Bande de filles
de Céline Sciamma
Quinzaine des Réalisateurs
Ouverture


Sortie en salle : 22 octobre 2014




« Tu es véner ? » « Ouais, et alors ? »

Troisième long métrage de Céline Sciamma, Bande de filles, sur une trame vaguement autobiographique, confirme l'originalité et la sensibilité de la réalisatrice, décidément très inspirée par les thèmes de l'enfance et l'adolescence. Marieme (Karidja Touré), la protagoniste, suit une trajectoire comparable à celle des jeunes filles de Naissance des pieuvres et de la petite Laure dans Tomboy. Il s'agit donc d'un nouveau récit d'initiation et d'affirmation de personnalité, à un âge où les transformations physiques vont de pair avec une construction parfois tourmentée des choix de vie.
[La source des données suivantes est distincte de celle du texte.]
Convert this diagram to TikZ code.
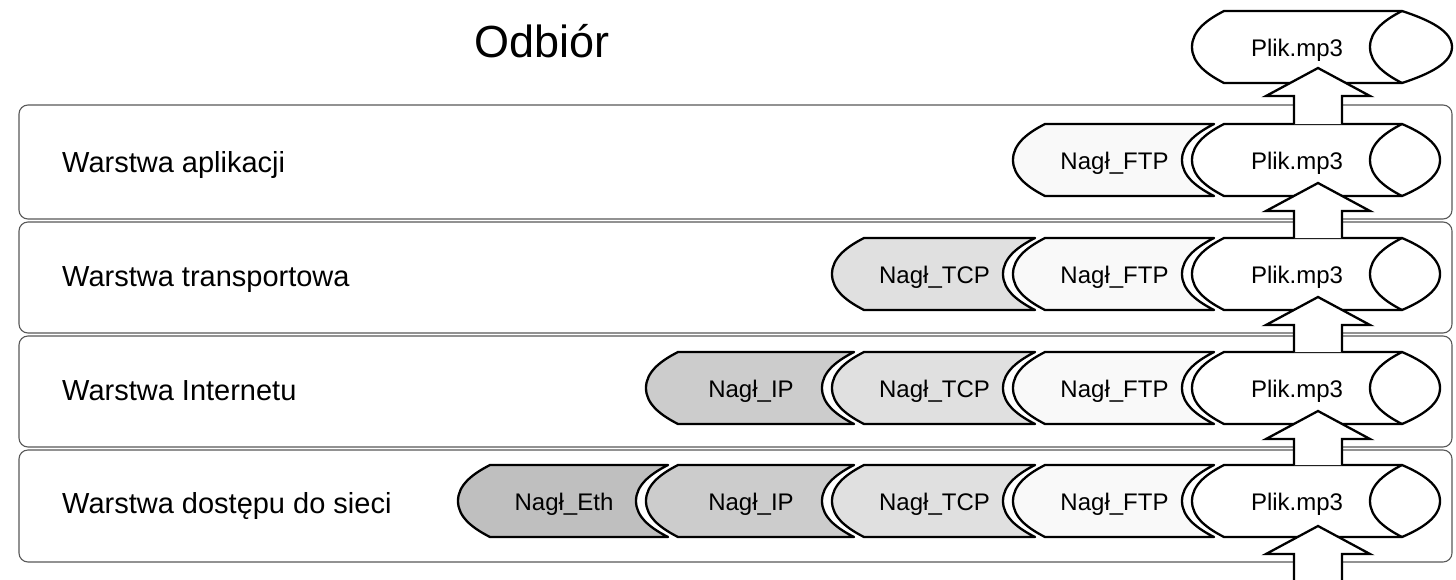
\documentclass[tikz,border=0pt]{standalone}
\usepackage{fontspec}
\setmainfont{Liberation Sans}
\definecolor{ethgray}{gray}{0.75}
\definecolor{ipgray}{gray}{0.80}
\definecolor{tcpgray}{gray}{0.88}
\definecolor{ftpgray}{gray}{0.975}
\tikzset{
  layerbox/.style={draw=black!65, line width=1.1pt, rounded corners=9pt, fill=white},
  segline/.style={draw=black, line width=2.3pt, line join=round},
  hdr/.style={font=\fontsize{24}{28}\selectfont, anchor=base, inner sep=0pt},
  lbl/.style={font=\fontsize{29}{34}\selectfont, anchor=base west, inner sep=0pt},
  blk/.style={draw=black, line width=2.3pt, line join=miter},
}
% header segment: #1 left corner x, #2 right corner x, #3 centre y, #4 fill, #5 name, #6 text
\newcommand\HSeg[6]{%
  \path[segline, fill=#4] (#1,#3-36) -- (#2,#3-36)
    .. controls (#2-17.6,#3-27) and (#2-32,#3-16) .. (#2-32,#3)
    .. controls (#2-32,#3+16) and (#2-17.6,#3+27) .. (#2,#3+36)
    -- (#1,#3+36)
    .. controls (#1-17.6,#3+27) and (#1-32,#3+16) .. (#1-32,#3)
    .. controls (#1-32,#3-16) and (#1-17.6,#3-27) .. cycle;
  \node[hdr] (#5) at ({(#1+#2)/2-15},#3+9) {#6};
}
% payload segment: #1 left x, #2 right corner x, #3 centre y, #4 outer bulge, #5 name
\newcommand\PSeg[5]{%
  \path[segline, fill=white] (#1,#3-36) -- (#2,#3-36)
    .. controls (#2+0.55*#4,#3-27) and (#2+#4,#3-16) .. (#2+#4,#3)
    .. controls (#2+#4,#3+16) and (#2+0.55*#4,#3+27) .. (#2,#3+36)
    -- (#1,#3+36)
    .. controls (#1-17.6,#3+27) and (#1-32,#3+16) .. (#1-32,#3)
    .. controls (#1-32,#3-16) and (#1-17.6,#3-27) .. cycle;
  \draw[segline] (#2,#3-36)
    .. controls (#2-17.6,#3-27) and (#2-32,#3-16) .. (#2-32,#3)
    .. controls (#2-32,#3+16) and (#2-17.6,#3+27) .. (#2,#3+36);
  \node[hdr] (#5) at ({(#1+#2)/2-16},#3+9) {Plik.mp3};
}
% block arrow: #1 name, #2 centre x, #3 tip y, #4 bottom y
\newcommand\BArrow[4]{%
  \fill[white] (#2-24,#4) -- (#2-24,#3+28) -- (#2-52,#3+28) -- (#2,#3)
    -- (#2+52,#3+28) -- (#2+24,#3+28) -- (#2+24,#4) -- cycle;
  \draw[blk] (#2-24,#4) -- (#2-24,#3+28) -- (#2-52,#3+28) -- (#2,#3)
    -- (#2+52,#3+28) -- (#2+24,#3+28) -- (#2+24,#4);
  \coordinate (#1) at (#2,#3);
}
\begin{document}
\begin{tikzpicture}[x=1pt,y=-1pt]
\useasboundingbox (0,0) rectangle (1456,579);
\fill[white] (0,0) rectangle (1456,579);

% layer boxes
\path[layerbox] (19,105) rectangle (1452,219);
\path[layerbox] (19,222) rectangle (1452,333);
\path[layerbox] (19,336) rectangle (1452,447);
\path[layerbox] (19,450) rectangle (1452,562);

\node[lbl] (l1) at (62,172) {Warstwa aplikacji};
\node[lbl] (l2) at (62,286) {Warstwa transportowa};
\node[lbl] (l3) at (62,400) {Warstwa Internetu};
\node[lbl] (l4) at (62,513) {Warstwa dostępu do sieci};

\node[font=\fontsize{45}{52}\selectfont, anchor=base, inner sep=0pt] (title) at (542,57) {Odbiór};

% top capsule
\PSeg{1224}{1402}{47}{50}{p0}

% row 1
\HSeg{1045}{1214}{160}{ftpgray}{f1}{Nagł\_FTP}
\PSeg{1224}{1402}{160}{38}{p1}

% row 2
\HSeg{864}{1035}{274}{tcpgray}{t2}{Nagł\_TCP}
\HSeg{1045}{1214}{274}{ftpgray}{f2}{Nagł\_FTP}
\PSeg{1224}{1402}{274}{38}{p2}

% row 3
\HSeg{678}{854}{388}{ipgray}{i3}{Nagł\_IP}
\HSeg{864}{1035}{388}{tcpgray}{t3}{Nagł\_TCP}
\HSeg{1045}{1214}{388}{ftpgray}{f3}{Nagł\_FTP}
\PSeg{1224}{1402}{388}{38}{p3}

% row 4
\HSeg{490}{668}{501}{ethgray}{e4}{Nagł\_Eth}
\HSeg{678}{854}{501}{ipgray}{i4}{Nagł\_IP}
\HSeg{864}{1035}{501}{tcpgray}{t4}{Nagł\_TCP}
\HSeg{1045}{1214}{501}{ftpgray}{f4}{Nagł\_FTP}
\PSeg{1224}{1402}{501}{38}{p4}

% block arrows
\BArrow{a1}{1318}{68}{124}
\BArrow{a2}{1318}{183}{238}
\BArrow{a3}{1318}{297}{352}
\BArrow{a4}{1318}{411}{465}
\BArrow{a5}{1318}{526}{580}
\end{tikzpicture}
\end{document}
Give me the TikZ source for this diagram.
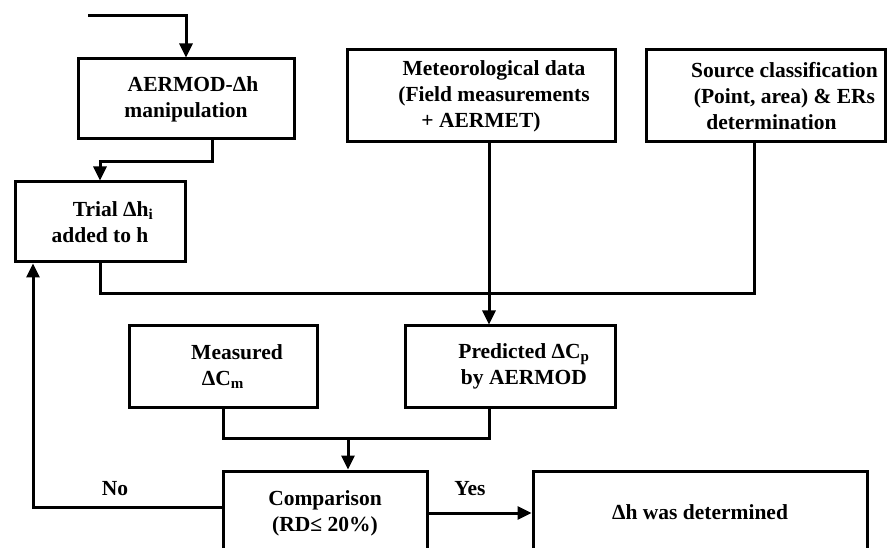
\documentclass[tikz,border=0pt]{standalone}
\usepackage{fontspec}
\setmainfont{Liberation Serif}
\usetikzlibrary{arrows.meta}

\begin{document}
\begin{tikzpicture}[x=1pt, y=-1pt,
    box/.style={draw, line width=3pt, align=center, inner sep=0pt, font=\fontsize{21.5}{26}\selectfont\bfseries},
    line/.style={line width=3pt},
    arr/.style={line width=3pt, -{Triangle[length=14pt, width=13pt]}},
    lbl/.style={font=\fontsize{21.5}{26}\selectfont\bfseries}]

    \useasboundingbox (0,0) rectangle (887,548);

    \node[box, minimum width=216pt, minimum height=80pt] (aermod) at (186,99) {\hspace*{14pt}AERMOD-Δh\\manipulation};
    \node[box, minimum width=170pt, minimum height=80pt] (trial) at (100,222) {\hspace*{26pt}Trial Δh\textsubscript{i}\\added to h};
    \node[box, minimum width=268pt, minimum height=92pt] (met) at (481,96) {\hspace*{26pt}Meteorological data\\\hspace*{26pt}(Field measurements\\+ AERMET)};
    \node[box, minimum width=239pt, minimum height=92pt] (source) at (765.5,96) {\hspace*{38pt}Source classification\\\hspace*{38pt}(Point, area) \& ERs\\\hspace*{12pt}determination};
    \node[box, minimum width=188pt, minimum height=81pt] (meas) at (223,366.5) {\hspace*{28pt}Measured\\ΔC\textsubscript{m}};
    \node[box, minimum width=210pt, minimum height=81pt] (pred) at (510,366.5) {\hspace*{28pt}Predicted ΔC\textsubscript{p}\\\hspace*{28pt}by AERMOD};
    \node[box, minimum width=204pt, minimum height=84pt] (comp) at (325,513) {Comparison\\(RD≤ 20\%)};
    \node[box, minimum width=334pt, minimum height=82pt] (res) at (700,512) {Δh was determined};

    \node[lbl] (no) at (115,489) {No};
    \node[lbl] (yes) at (470,489) {Yes};

    \coordinate (start) at (88,16);
    \coordinate (a1) at (212,162);
    \coordinate (j) at (489,294);
    \coordinate (s1) at (754,294);
    \coordinate (m1) at (489,438);
    \coordinate (m2) at (348,438);
    \coordinate (n1) at (33,507);

    \draw [arr] (start) -| (aermod);
    \draw [arr] (a1 |- aermod.south) -- (a1) -| (trial);
    \draw [line] (trial.south) |- (s1) -- (s1 |- source.south);
    \draw [arr] (j |- met.south) -- (j |- pred.north);
    \draw [line] (meas.south) |- (m1) -- (m1 |- pred.south);
    \draw [arr] (m2) -- (m2 |- comp.north);
    \draw [arr] (n1 -| comp.west) -- (n1) -- (n1 |- trial.south);
    \draw [arr] (comp.east) -- (comp.east -| res.west);

\end{tikzpicture}
\end{document}
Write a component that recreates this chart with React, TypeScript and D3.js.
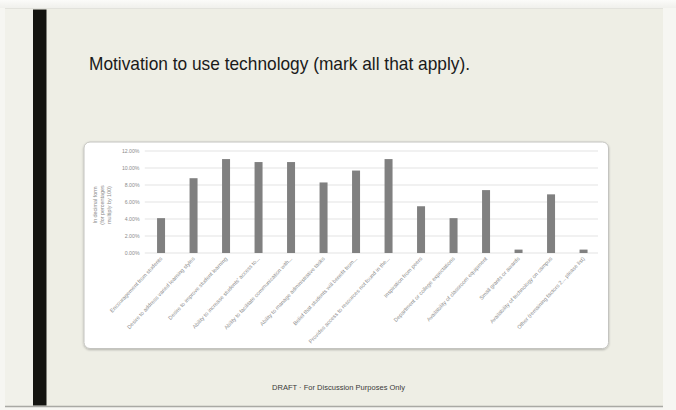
import React from "react";
import * as d3 from "d3";

const categories = [
  "Encouragement from students",
  "Desire to address varied learning styles",
  "Desire to improve student learning",
  "Ability to increase students' access to...",
  "Ability to facilitate communication with...",
  "Ability to manage administrative tasks",
  "Belief that students will benefit from...",
  "Provides access to resources not found in the...",
  "Inspiration from peers",
  "Department or college expectations",
  "Availability of classroom equipment",
  "Small grants or awards",
  "Availability of technology on campus",
  "Other (remaining factors 2... please list)",
];
const values = [0.041, 0.088, 0.1105, 0.107, 0.107, 0.083, 0.097, 0.1105, 0.055, 0.041, 0.074, 0.004, 0.069, 0.004];
const yTicks = [0, 0.02, 0.04, 0.06, 0.08, 0.1, 0.12];
const yTitleLines = ["In decimal form", "(for percentages", "multiply by 100)"];
const title = "Motivation to use technology (mark all that apply).";
const footer = "DRAFT · For Discussion Purposes Only";

export default function App() {
  const W = 676, H = 410;
  const x = d3.scaleBand<string>().domain(categories).range([144.8, 599.8]).paddingInner(0.754).paddingOuter(0.377);
  const y = d3.scaleLinear().domain([0, 0.12]).range([253, 151]);
  const fmt = d3.format(".2%");
  const font = "'Liberation Sans', Arial, sans-serif";
  return (
    <svg width={W} height={H} style={{ position: "absolute", left: 0, top: 0 }}>
      <defs>
        <filter id="sh" x="-5%" y="-5%" width="110%" height="115%">
          <feDropShadow dx="0" dy="1" stdDeviation="1.2" floodColor="#000" floodOpacity="0.25" />
        </filter>
        <linearGradient id="topg" x1="0" y1="0" x2="0" y2="1">
          <stop offset="0" stopColor="#fbfbf9" />
          <stop offset="1" stopColor="#f0f0ec" />
        </linearGradient>
      </defs>
      <rect x={0} y={0} width={W} height={H} fill="#f6f6f2" />
      <rect x={0} y={0} width={W} height={8} fill="url(#topg)" />
      <rect x={5} y={8} width={658} height={398} fill="#eeeee5" />
      <rect x={5} y={8} width={28} height={398} fill="#f1f1ea" />
      <line x1={5} x2={663} y1={8.5} y2={8.5} stroke="#e2e2dc" />
      <line x1={5} x2={663} y1={406.5} y2={406.5} stroke="#a9a9a4" strokeWidth={1.5} />
      <rect x={33} y={9.5} width={13.5} height={396} fill="#141410" />
      <text x={89} y={70} fontFamily="'Liberation Sans Narrow', 'Liberation Sans', Arial, sans-serif" fontSize={19} fill="#1a1a1a" textLength={381} lengthAdjust="spacingAndGlyphs">{title}</text>

      <rect x={84} y={142} width={524.5} height={206.5} rx={6} fill="#ffffff" stroke="#c4c4c0" strokeWidth={1} filter="url(#sh)" />

      {yTicks.map((t) => (
        <g key={t}>
          <line x1={144.8} x2={598} y1={y(t)} y2={y(t)} stroke="#dcdcdc" strokeWidth={0.8} />
          <text x={139.5} y={y(t) + 1.8} textAnchor="end" fontFamily={font} fontSize={5.2} fill="#8c8c8c">{fmt(t)}</text>
        </g>
      ))}
      <g transform="translate(104,205) rotate(-90)">
        {yTitleLines.map((l, i) => (
          <text key={i} x={0} y={(i - 1) * 7.4} textAnchor="middle" fontFamily={font} fontSize={5.4} fill="#8c8c8c">{l}</text>
        ))}
      </g>

      {categories.map((c, i) => (
        <rect key={c} x={x(c)!} y={y(values[i])} width={x.bandwidth()} height={y(0) - y(values[i])} fill="#808080" />
      ))}

      {categories.map((c) => {
        const cx = x(c)! + x.bandwidth() / 2 + 1.5;
        return (
          <text key={c} transform={`translate(${cx},259) rotate(-47)`} textAnchor="end" fontFamily={font} fontSize={5.5} fill="#8c8c8c">{c}</text>
        );
      })}

      <text x={272} y={390} fontFamily={font} fontSize={7} fill="#3a3a3a" textLength={133} lengthAdjust="spacingAndGlyphs">{footer}</text>
    </svg>
  );
}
Marieme, seize ans, est de milieu défavorisé. Elle vit avec sa famille d'origine africaine dans une banlieue parisienne. Harcelée par son frère aîné, qui surveille chacun de ses actes, elle refuse de suivre le parcours de sa mère, agent d'entretien dans un grand hôtel, et ne trouve de réconfort affectif qu'auprès de ses petites sœurs et du meilleur ami de son frère, avec qui elle flirte depuis quelque temps. Quand elle apprend qu'elle n'est pas admise en seconde générale, Marieme prend une grande claque. C'est alors qu'elle fait connaissance de trois filles délurées et ostensiblement space qui vont bouleverser son existence... En dépit de son ancrage sociologique marqué, Bande de filles ne cherche pas à s'inscrire dans la veine du « film de banlieue », qui de Mehdi Charef à Philippe Faucon a marqué le cinéma français depuis près de trente ans. On y trouve pourtant tous les ingrédients :

décor naturel de cité, langage verlan, description d'un déterminisme social à travers la manifestation de l'impuissance scolaire (la CPE qui annonce l'orientation filmée hors-champ), ou l'influence du trafic de drogue. Mineure, sans diplôme, black et appartenant à la classe populaire, Marieme (rebaptisée Vic par ses copines) doit affronter l'oppression d'un microcosme patriarcal tout en tentant de retarder le destin qui semble la conditionner. Bandes de filles échappe également, et heureusement, à une autre tendance du cinéma français, qui de Black mic-mac à Intouchables occulte la question du racisme en misant sur les bons sentiments et la sympathie envers des personnages dont on surligne l'exotisme et le pittoresque. L'essentiel de Bandes de filles est ailleurs : dans ces ruptures de ton et ce mélange des genres qui font dévier le récit du teen movie au polar, du drame familial au documentaire, avec ce style épuré et gracieux (dans le bon sens du terme) qui caractérise l'art de Sciamma.

Des déhanchements d'adolescentes sur Diamonds de Rihanna à une danse de réconfort puis d'agression sur le toit d'un immeuble, en passant par des combats dénotant « la fureur de vivre », Bandes de filles éblouit par sa construction subtile et son montage cohérent, à l'image de ces fondus au noir qui clôturent des passages emblématiques. Les interprètes, dirigés à la perfection, sont tous non professionnels. Mais on peut miser sur l'avenir de Karidja Touré dont le naturel et l'acuité de jeu font espérer un beau parcours de cinéma.

Gérard Crespo

 

 


1h52 - France - Scénario : Céline SCIAMMA - Interprétation : Karidja TOURÉ, Assa SYLLA, Lindsay KARAMOH, Mariétou TOURÉ, Tatiana ROJO, Djibril GUEYE, Damien CHAPELLE.